Two practical implications:

Use intent only to compare concepts against each other, not as an absolute forecast.
Pair every intent question with a behavioral or trade-off question that costs the respondent something to answer.

Better questions to ask#

Behavior beats opinion. Trade-offs beat ratings. The questions below are slower to analyze but a lot more honest.

What do you do today to solve this?:
Past behavior is the strongest signal of future behavior. If the answer is "nothing," the problem is probably not as painful as the concept assumes.
What would this replace?:
Forces a real-world comparison and surfaces the actual competitive set. The competition is often a spreadsheet, a junior teammate, or doing nothing.
Walk me through the last time you needed this:
Specificity is the tell. Detailed stories with names, dates, and tools signal a real use case. Vague answers signal a polite respondent.
What would have to be true for you to pay for this?:
Surfaces the real conditions: integrations, proof, approvals, guarantees. More useful than a willingness-to-pay scale.
What did you think this was, before I explained it?:
Catches positioning failures fast. If the first read is wrong, the framing is wrong, even if the underlying concept is fine.
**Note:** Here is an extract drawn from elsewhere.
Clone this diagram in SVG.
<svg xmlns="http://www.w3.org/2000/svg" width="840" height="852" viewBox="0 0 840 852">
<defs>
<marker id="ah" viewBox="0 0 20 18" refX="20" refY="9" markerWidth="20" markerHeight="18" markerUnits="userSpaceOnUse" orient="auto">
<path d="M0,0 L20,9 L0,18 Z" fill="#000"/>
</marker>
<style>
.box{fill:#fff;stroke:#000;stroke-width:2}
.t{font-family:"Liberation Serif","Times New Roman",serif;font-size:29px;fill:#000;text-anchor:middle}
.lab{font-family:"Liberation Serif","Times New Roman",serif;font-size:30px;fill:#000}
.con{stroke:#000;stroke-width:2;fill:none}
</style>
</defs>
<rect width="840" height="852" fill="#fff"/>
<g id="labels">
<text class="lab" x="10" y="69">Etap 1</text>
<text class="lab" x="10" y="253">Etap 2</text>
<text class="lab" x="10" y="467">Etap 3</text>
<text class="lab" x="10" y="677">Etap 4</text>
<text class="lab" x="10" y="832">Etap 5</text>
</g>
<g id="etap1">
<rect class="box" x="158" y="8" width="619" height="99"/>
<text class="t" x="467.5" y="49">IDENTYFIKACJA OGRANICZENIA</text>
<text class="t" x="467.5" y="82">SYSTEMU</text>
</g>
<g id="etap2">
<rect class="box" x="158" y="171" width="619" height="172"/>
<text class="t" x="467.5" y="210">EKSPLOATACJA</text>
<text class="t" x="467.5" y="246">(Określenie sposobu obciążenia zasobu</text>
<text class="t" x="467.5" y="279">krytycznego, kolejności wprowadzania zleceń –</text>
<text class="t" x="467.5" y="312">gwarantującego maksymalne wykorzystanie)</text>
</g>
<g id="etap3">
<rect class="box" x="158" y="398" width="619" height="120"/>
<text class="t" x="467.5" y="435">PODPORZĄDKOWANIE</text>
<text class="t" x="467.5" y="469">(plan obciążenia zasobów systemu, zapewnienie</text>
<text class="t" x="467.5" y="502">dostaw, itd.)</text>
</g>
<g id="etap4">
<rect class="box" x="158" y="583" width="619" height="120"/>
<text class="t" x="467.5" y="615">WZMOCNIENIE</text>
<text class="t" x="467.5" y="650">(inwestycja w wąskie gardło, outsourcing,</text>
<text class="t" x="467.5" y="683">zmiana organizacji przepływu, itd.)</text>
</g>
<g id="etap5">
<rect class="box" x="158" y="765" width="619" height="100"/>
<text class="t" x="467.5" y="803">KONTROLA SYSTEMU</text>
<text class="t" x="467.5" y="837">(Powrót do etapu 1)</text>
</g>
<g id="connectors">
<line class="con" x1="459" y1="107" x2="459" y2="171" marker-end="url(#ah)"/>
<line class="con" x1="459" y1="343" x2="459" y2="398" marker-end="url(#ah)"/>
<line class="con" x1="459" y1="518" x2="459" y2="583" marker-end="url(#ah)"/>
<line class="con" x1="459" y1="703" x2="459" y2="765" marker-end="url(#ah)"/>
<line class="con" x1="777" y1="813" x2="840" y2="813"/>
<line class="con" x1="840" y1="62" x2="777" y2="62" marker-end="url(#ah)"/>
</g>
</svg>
For more on the behavioral vs attitudinal split, see qualitative vs quantitative research and the discovery patterns in customer discovery.

Main methods#

There are four workhorse methods. Pick by what decision the test has to support.

Monadic

Each respondent sees one concept and answers questions about it. Cleanest read on a single concept's standalone appeal because there is no contamination from comparison. Higher sample cost, since you need a full cell per concept.

Sequential monadic

Each respondent sees several concepts in sequence and evaluates each on its own. Cheaper than pure monadic and the right default when you are shortlisting two to four candidates. Randomize order to control for position effects.
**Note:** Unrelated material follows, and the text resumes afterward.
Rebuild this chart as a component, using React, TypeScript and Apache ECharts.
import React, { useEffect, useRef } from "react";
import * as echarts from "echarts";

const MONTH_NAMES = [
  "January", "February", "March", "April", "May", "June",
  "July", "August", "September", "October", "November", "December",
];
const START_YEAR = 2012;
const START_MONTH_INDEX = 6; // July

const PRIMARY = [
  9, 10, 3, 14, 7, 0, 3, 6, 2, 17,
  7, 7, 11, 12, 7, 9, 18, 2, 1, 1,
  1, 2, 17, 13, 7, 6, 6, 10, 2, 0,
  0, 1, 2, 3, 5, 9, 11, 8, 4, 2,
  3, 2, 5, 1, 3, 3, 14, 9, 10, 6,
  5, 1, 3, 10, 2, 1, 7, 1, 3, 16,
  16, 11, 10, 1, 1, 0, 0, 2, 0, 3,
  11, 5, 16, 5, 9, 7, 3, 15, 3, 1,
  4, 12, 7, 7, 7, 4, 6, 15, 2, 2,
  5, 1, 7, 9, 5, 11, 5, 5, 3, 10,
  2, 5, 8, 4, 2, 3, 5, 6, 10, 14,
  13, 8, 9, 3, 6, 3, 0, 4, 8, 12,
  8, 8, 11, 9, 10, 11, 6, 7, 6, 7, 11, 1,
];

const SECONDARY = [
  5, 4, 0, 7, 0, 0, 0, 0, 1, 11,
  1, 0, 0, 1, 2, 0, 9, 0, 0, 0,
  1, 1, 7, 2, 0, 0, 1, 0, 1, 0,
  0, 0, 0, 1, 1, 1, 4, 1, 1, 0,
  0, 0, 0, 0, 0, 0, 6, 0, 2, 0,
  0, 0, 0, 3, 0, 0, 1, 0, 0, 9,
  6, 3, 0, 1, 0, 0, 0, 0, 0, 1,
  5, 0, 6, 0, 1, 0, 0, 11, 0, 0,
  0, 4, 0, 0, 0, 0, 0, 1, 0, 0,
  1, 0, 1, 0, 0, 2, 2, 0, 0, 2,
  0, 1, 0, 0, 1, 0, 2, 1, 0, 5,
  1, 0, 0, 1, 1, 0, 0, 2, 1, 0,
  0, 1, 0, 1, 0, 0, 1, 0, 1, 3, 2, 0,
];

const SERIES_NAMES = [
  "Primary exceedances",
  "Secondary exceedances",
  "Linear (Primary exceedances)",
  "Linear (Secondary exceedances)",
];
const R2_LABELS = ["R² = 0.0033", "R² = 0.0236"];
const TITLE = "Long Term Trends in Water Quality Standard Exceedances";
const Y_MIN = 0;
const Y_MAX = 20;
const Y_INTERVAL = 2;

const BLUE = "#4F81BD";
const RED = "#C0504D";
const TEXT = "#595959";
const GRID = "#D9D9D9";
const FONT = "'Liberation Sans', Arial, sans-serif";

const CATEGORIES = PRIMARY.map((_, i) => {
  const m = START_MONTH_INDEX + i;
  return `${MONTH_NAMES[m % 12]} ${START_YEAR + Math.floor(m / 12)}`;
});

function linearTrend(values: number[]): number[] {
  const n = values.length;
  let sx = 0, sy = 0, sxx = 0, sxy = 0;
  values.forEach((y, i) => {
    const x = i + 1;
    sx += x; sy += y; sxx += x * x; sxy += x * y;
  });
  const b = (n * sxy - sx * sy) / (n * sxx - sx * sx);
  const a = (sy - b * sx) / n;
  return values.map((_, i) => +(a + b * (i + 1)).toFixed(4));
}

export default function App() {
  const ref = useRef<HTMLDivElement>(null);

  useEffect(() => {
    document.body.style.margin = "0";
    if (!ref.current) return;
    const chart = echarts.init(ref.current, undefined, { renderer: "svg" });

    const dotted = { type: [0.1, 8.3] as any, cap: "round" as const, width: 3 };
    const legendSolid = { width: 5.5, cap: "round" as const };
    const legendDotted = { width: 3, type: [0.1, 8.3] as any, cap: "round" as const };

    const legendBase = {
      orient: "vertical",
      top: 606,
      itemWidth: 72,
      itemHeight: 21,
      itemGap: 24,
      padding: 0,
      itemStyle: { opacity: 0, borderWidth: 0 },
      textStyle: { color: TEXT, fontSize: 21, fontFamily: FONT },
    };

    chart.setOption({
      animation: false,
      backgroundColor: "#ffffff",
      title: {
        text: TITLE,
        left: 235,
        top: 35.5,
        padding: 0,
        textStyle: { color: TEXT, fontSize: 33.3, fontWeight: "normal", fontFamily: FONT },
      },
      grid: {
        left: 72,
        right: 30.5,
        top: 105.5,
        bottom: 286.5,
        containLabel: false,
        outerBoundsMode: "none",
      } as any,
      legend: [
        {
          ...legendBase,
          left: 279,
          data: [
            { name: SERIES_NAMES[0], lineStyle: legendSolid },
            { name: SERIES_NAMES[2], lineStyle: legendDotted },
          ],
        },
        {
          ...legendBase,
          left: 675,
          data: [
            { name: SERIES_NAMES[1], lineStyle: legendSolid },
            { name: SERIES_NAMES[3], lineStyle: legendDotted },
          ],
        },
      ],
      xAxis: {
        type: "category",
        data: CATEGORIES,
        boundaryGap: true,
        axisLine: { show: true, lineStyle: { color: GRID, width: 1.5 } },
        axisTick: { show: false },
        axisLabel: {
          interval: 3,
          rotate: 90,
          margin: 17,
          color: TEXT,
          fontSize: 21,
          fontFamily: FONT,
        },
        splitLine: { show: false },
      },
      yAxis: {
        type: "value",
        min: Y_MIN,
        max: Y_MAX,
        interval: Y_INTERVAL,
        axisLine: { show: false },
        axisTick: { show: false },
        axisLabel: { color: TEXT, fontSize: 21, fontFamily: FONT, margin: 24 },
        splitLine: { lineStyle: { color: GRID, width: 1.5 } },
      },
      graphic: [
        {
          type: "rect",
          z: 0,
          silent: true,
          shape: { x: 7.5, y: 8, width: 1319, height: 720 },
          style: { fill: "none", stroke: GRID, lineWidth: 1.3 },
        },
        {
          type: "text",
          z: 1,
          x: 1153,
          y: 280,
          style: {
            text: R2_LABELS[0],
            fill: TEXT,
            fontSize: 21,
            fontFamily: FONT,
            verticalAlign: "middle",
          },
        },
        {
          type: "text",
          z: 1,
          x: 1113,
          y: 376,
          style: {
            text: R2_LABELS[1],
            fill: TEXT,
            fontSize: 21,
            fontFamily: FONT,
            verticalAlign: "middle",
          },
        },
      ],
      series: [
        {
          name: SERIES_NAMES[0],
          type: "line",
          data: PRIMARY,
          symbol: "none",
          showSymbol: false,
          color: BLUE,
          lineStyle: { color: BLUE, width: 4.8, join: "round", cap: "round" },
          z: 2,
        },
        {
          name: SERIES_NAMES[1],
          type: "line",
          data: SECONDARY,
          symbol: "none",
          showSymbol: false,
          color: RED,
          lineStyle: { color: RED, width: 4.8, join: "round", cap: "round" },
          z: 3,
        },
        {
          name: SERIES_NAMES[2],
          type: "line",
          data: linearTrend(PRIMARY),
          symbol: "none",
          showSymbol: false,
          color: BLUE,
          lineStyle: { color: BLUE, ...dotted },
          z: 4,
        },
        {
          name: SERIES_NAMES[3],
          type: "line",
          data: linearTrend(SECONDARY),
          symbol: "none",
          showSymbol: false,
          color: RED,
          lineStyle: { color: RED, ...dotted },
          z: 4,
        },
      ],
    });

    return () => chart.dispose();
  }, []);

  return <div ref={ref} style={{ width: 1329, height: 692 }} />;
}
MaxDiff (best-worst scaling)

Show small sets of features, messages, or benefits and ask which is most and least appealing. Produces a ranked, comparable list that is much sharper than rating each item on a 1 to 5 scale where everything ends up a 4. Use it when you need to prioritize a long list.
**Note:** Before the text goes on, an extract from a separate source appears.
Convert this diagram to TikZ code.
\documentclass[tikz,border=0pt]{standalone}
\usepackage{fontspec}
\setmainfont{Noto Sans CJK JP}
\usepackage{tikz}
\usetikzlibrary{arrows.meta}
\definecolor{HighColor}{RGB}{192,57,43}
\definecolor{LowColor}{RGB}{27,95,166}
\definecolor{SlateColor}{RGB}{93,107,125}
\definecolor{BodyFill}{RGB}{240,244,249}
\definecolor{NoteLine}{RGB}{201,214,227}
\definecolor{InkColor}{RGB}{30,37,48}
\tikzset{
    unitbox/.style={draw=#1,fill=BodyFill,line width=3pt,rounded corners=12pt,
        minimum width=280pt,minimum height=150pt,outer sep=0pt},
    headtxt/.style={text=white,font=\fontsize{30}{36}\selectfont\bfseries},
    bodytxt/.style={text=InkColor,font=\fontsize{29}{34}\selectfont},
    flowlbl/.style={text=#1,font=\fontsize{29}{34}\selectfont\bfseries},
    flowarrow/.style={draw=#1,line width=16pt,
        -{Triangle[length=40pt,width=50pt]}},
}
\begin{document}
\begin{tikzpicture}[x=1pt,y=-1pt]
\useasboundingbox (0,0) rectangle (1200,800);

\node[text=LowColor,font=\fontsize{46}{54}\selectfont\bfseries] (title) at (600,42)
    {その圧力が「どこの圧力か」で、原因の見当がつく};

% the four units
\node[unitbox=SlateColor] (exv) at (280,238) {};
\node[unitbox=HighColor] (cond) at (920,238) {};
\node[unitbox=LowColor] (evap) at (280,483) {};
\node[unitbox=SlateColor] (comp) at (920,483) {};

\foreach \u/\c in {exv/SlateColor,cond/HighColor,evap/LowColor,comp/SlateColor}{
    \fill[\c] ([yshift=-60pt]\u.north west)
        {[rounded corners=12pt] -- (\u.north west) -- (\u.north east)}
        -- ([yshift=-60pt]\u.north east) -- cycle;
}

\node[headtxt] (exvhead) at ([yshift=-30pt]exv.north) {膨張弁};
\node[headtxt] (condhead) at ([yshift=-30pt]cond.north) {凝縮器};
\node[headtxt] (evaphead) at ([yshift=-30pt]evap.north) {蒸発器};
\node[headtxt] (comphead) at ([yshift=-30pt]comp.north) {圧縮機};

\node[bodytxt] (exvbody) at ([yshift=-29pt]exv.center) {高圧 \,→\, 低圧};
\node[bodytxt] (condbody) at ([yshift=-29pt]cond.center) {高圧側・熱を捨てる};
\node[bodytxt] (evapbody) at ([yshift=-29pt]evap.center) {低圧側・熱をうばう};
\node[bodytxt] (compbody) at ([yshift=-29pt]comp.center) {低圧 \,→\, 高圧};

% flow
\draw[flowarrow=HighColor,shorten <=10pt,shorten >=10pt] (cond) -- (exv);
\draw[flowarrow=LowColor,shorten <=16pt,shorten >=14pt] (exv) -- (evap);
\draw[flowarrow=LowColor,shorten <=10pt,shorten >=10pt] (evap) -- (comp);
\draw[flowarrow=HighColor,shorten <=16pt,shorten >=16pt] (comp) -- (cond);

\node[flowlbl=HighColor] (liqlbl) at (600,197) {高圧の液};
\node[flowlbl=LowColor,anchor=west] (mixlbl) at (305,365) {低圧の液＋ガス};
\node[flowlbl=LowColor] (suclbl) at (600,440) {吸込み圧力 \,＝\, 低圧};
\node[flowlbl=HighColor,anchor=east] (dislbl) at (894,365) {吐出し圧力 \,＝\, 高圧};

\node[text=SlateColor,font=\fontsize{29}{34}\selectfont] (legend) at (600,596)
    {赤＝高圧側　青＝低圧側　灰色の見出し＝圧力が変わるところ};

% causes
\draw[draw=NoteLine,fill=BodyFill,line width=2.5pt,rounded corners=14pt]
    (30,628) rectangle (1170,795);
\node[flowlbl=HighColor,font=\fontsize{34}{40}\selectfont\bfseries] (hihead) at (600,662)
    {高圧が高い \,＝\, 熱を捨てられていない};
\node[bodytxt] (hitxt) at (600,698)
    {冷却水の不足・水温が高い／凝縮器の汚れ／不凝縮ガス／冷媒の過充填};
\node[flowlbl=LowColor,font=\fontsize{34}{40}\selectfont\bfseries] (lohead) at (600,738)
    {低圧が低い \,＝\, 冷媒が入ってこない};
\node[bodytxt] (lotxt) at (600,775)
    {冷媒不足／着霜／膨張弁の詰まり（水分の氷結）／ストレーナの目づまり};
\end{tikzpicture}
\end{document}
Van Westendorp for pricing concepts

Four price-sensitivity questions ("at what price is it too cheap to be credible, a bargain, starting to feel expensive, too expensive to consider"). Use it on pricing concepts, not for setting list price to the dollar. Pair with pricing research when the decision is the actual number.

A useful pattern: qualitative interviews to figure out the right concepts, sequential monadic or MaxDiff to compare them at scale, then a focused intent or behavioral measure on the winner.

Sample size: depth vs validation#

Sample depends on what the test has to prove. Three honest defaults:

Qualitative depth, around 10 to 30 conversations per segment. Enough to reach thematic saturation, where new interviews stop producing new insight. This is the work that explains why a concept lands or fails, and it is what you need before any quant test is worth running. The mechanics overlap heavily with user research.
Quantitative validation, roughly 150 to 300+ per cell. Enough to compare concepts statistically, detect meaningful differences in preference, and segment results. MaxDiff and pricing studies sit at the higher end.
Internal directional reads, 30 to 80 responses. Useful for a gut check across a known audience when you are not planning to publish numbers. Be honest about confidence.

The mistake is running a 400-respondent quant test on the wrong concepts. Precise measurements of bad options do not make better decisions. Do the qualitative work first, then validate.

If you want to run a quick qualitative reaction test on a concept, AI-moderated interview tools like Diaform can collect open-ended reactions and synthesize them across respondents, which compresses the slowest part of the loop without losing the depth.

One closing thought#

A concept test is not a verdict. It is a structured way to learn what would have to change for the idea to work. Treat the output as a list of risks to retire and conditions to meet, not a thumbs up or thumbs down, and the test will earn its place in the cycle every time.